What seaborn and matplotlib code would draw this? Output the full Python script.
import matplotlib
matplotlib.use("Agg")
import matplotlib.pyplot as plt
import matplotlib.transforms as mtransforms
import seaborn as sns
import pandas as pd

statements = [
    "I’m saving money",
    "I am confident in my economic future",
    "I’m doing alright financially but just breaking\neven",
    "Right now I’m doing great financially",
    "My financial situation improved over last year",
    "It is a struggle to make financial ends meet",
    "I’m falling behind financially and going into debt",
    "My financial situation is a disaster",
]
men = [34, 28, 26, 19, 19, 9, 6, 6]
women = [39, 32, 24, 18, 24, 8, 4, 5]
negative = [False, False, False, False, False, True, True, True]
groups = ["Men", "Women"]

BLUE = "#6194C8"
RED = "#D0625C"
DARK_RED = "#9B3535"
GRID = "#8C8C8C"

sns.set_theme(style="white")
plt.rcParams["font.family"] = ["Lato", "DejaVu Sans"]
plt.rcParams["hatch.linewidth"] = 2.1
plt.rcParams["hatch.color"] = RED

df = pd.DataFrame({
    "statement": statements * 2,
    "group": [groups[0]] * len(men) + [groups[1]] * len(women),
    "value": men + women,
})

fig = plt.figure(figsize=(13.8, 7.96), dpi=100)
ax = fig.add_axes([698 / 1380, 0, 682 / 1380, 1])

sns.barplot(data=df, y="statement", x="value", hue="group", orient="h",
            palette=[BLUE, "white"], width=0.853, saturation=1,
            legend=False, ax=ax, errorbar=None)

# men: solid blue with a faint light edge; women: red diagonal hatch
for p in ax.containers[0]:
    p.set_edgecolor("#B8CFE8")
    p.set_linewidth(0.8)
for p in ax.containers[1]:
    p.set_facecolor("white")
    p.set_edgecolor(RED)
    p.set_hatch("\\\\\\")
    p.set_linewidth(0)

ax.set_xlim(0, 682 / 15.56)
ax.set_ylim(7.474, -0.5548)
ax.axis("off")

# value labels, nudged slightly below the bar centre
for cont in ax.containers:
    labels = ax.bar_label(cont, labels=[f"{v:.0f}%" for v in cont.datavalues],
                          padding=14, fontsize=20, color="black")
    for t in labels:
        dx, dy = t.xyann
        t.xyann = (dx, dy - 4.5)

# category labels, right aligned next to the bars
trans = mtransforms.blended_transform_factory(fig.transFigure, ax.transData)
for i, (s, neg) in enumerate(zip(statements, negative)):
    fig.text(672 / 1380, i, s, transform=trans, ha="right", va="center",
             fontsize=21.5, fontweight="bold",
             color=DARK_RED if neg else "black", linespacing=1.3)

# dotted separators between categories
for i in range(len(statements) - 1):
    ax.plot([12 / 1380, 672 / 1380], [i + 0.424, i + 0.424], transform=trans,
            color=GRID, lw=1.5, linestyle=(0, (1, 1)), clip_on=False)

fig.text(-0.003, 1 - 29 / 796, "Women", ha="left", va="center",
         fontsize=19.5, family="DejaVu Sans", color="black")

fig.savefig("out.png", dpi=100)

Problem:
Exactly repeat the lines above, from the opening line through the one with "import pandas as pd", and include nothing else.

In response:
What seaborn and matplotlib code would draw this? Output the full Python script.
import matplotlib
matplotlib.use("Agg")
import matplotlib.pyplot as plt
import matplotlib.transforms as mtransforms
import seaborn as sns
import pandas as pd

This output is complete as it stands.